I have an onclick function which performs several tasks. In another javascript function I do not have access to the context variables needed to perform these tasks. To get around this I have been simply calling the onclick function directly.

The problem I have now is that I'd like to perform a task after an Ajax action in the onclick completes. Is there any way for me to pass a function to the onclick method of a link? What would the onclick attribute look like?

e.g. something like this:

<a id="link3" href="javascript:void(0);" onclick="function(callback) { X(a); Y(b); Z(c, callback); };">click me</a>

Clicking on this would pass "undefined" as the callback, while I could also call it explicitly like this:

document.getElementById("link3").onclick(function() { alert("Completed all tasks"); } );

Is something like this possible? Basically I want to be able to pass an optional parameter to the onclick method, but if it's absent I want it to behave as if there were just procedural code in the onclick.

EDIT: Added more specifics

The use case is that the onclick calls a search function which requires session variables. When regular searches are performed there is no problem, but when I wish to refresh the search results (e.g. when a the user edits or deletes one of the returned results) I need to call the same search function that was called previously and then print out a feedback message after they are refreshed. This feedback message output is what I would like to be in the callback method. I'd also like to set the window.location.href to page down to the affected row in the event of an edit or an insert.

I have access to several variables on the server side which I print out directly to the onclick attribute when I render the page. In other Javascript files that I am including on my page I would also like to be able to execute the same functions contained within the onclick. The only problem being that I would have to pass all these variables to those functions indirectly through several intermediate methods in the call chain.

The other option is to print these values to hidden page values and then retrieve them from within my method, but I would like to avoid this as it would be cluttering up everything just so that I could decorate my function call with some visual after-effects.

+1  A: 

Although this may be possible somehow, I would recommend not to add arguments to the native DOM events.

I can't see a real architectural need for this, either. Can you make a full example of a use case where you need this? I'm pretty sure someone can come up with an alternative solution that doesn't make additional arguments necessary.

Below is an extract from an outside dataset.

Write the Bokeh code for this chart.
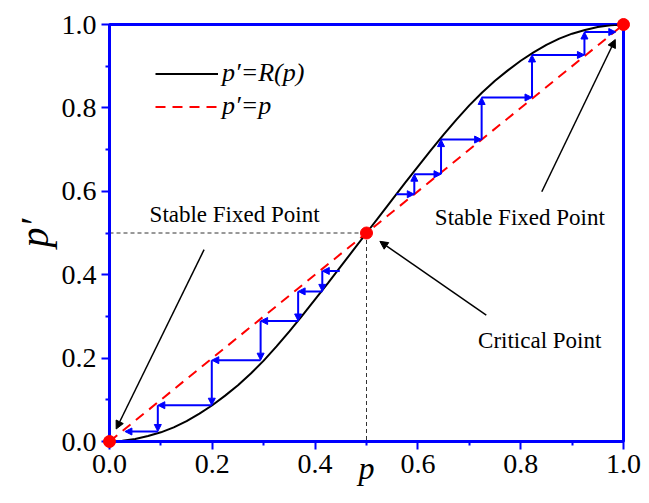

Wouldn't, in your example, the right place to place the alert be the success callback of the Ajax request?

Pekka
I suppose so... I tried to have a single javascript AJAX call but that doesn't work very well when I wish to have callback behavior differ based on where it was called. I guess I can't use the shortcut of delegating to a switch-type method call and will need to call functions directly in this case. Sorry if this sounds vague... it's rather difficult to explain without copying all my code in and I can't do that in this particular case.
RenderIn
@RenderIn mmm, I think your needs are being served already. You can get hold of the element that triggered the `onclick` event - it differs slightly between browsers, there's bubbling and other issues, and I prefer to use a framework like jQuery for that, but it's possible, you will always get a full event object. You can then make your Ajax request and pass any important information (like, the element clicked) to the callback function. I think this should work out fine.